FCTC: countries start drafting the guidelines for graphic health warnings
Some 150 delegates from the Philippines and 35 other countries are meeting beginning Wednesday to Friday (Nov. 7-9) at the World Health Organization (WHO) Western Pacific Region office in Manila to draft the guidelines for putting these visual health warnings on the packages of tobacco products and other provisions of Article 11 of the global Framework Convention on Tobacco Control (FCTC) of WHO.
Source : bayanihan.org
Gruesome pictures or pictograms of throat cancer, lung cancer and other ill effects on health of smoking will soon be placed prominently on all cigarette packs.
This as some 150 delegates from the Philippines and 35 other countries are meeting beginning Wednesday to Friday (Nov. 7-9) at the World Health Organization (WHO) Western Pacific Region office in Manila to draft the guidelines for putting these visual health warnings on the packages of tobacco products and other provisions of Article 11 of the global Framework Convention on Tobacco Control (FCTC) of WHO.
The Philippines, together with 35 countries, are signatories to the FCTC.
The pictograms of the harmful and deadly effects of smoking on cigarette packs also came as the Philippine government, through the Department of Health (DOH), goes high gear in its anti-smoking campaign to kick and eradicate the habit among the Filipinos, particularly the youth who according to a health official is now the target of tobacco manufacturers.
Based on the 2007 Global Youth Tobacco survey, there are now an estimated four million youth smokers aged 10 to 19 years in the Philippines while Filipino adult smokers aged 20 and older comprise 15.5 million.
It is expected that the frightening pictograms of health effects of tobacco products will discourage and deter the youth to initiate smoking and entice the adult smokers to quit the habit.
These pictograms are said to be more effective than the textual health warnings that is being presently implemented in the Philippines as mandated under Section 13 of R.A. 9211, or the Tobacco Regulation Act.
The FCTC meet in the Philippines is being hosted by DOH and WHO.
"This is a big leap and the country is honored to host this landmark event in our advocacy against the destructive habit of smoking," Philippine Health Secretary Francisco T. Duque III said.
Duque said that under Article ii of the WHO-FCTC, signatory countries are committed to adopt and implement measures that will ensure that tobacco products, in its packaging and labeling, do not contain false, misleading, deceptive, or erroneous information.
The FCTC draft guidelines when finished, the Philippine health chief said, will be presented to the Conference of Parties (the governing body of the FCTC) at its third session to be convened in late 2008.
"If approved in its final form, all signatory countries will use the pictograms on all labeling and packaging of tobacco products," Duque said.
This even as several countries have already started to use pictograms of smoking health harmful effects such as Australia, New Zealand, Thailand, Uruguay, Canada and Singapore.
It is said that cigarette packs with these pictograms being used in Thailand are being manufactured in the Philippines.
The Philippine health department's anti-smoking campaign is further bolstered by the recent bill filed by Senate Committee on Health and Demography Chair Sen.
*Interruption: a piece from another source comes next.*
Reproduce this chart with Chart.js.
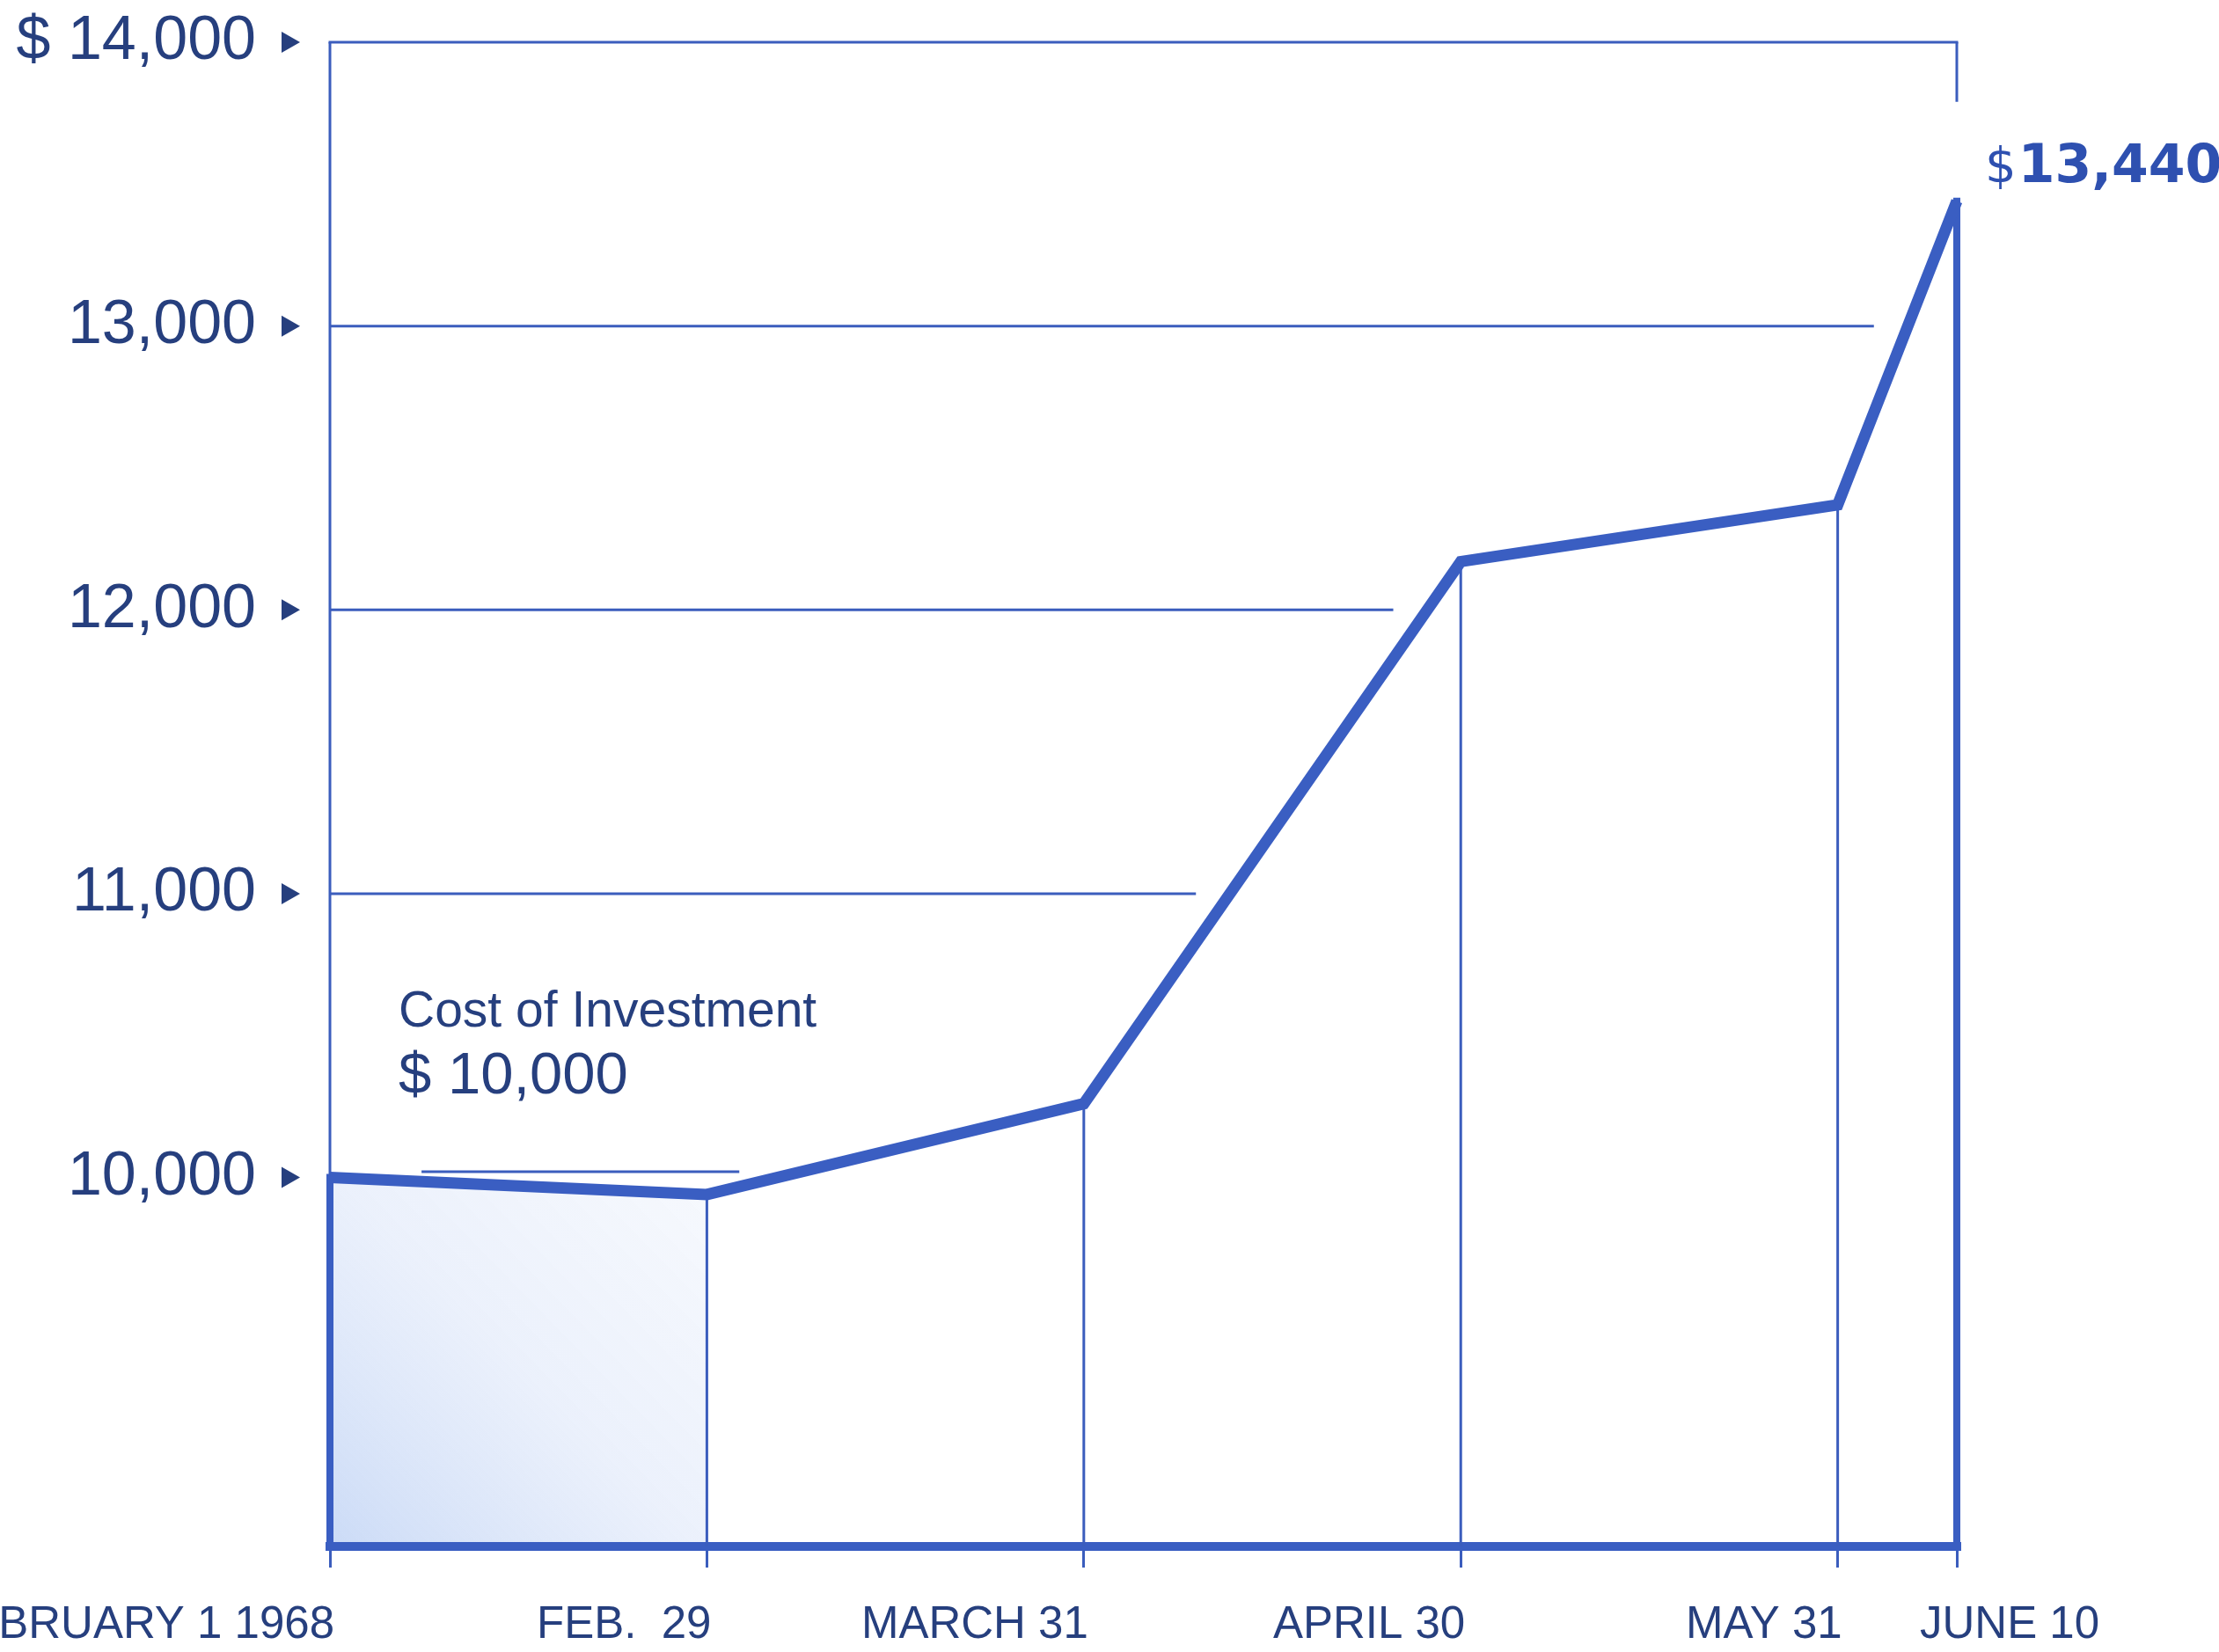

Pia Cayetano pushing for stricter labeling requirements in cigarette packs sold locally and a review of Section 29 of R.A. 9211 requiring a representative from the tobacco industry to be a member of the Inter-Agency Committee (IAC) on Tobacco.
Cayetano questioned the apparent conflict of interest in the inclusion of a tobacco industry representative in the IAC which has the exclusive power and function to administer and implement the provisions of the said Philippine law.
The lady senator said it is highly questionable the inclusion of the tobacco industry representative in the IAC. "When you look at the IAC implementing the Milk Code the Milk Code (Executive Order 51), the milk companies are not represented," Cayetano said.
The neophyte senator also gives her full support to cigarette packs being marketed in the country to bear the pictograms to serve as clear message to the youth and other vulnerable groups.
As an amendment to RA 9211, Cayetano is likewise pushing for a change in the chairmanship of the IAC, from the Department of Trade and Industry (DTI) to DOH, stressing that this is a health issue, not trade.
For their part, the FCTC Alliance Philippines, an advocacy group against smoking, expressed their support that only DOH to administer this law, commending DOH for its action.
Dr. Haik Nikogosian, head of secretariat, WHO Geneva, said that apart from the guidelines, WHO-FCTC is also addressing issues on elimination of illicit trade in tobacco products.
Those attending the three-day meet in the Philippines are delegates from Australia, Bahrain, Brazil, Bulgaria, Canada, Cape Verde, China, Cook Islands, Djibouti, European Commission, Fiji, France, Guatemala, Honduras, India, Iran, Jamaica, Japan and Lesotho.
Other participants are from Malaysia, Mauritius, Namibia, Northern Ireland, Palau, Peru, Republic of Korea, Singapore, South Africa, Sudan, Thailand, Turkey, Ukraine, United Kingdom, Uruguay and Vietnam.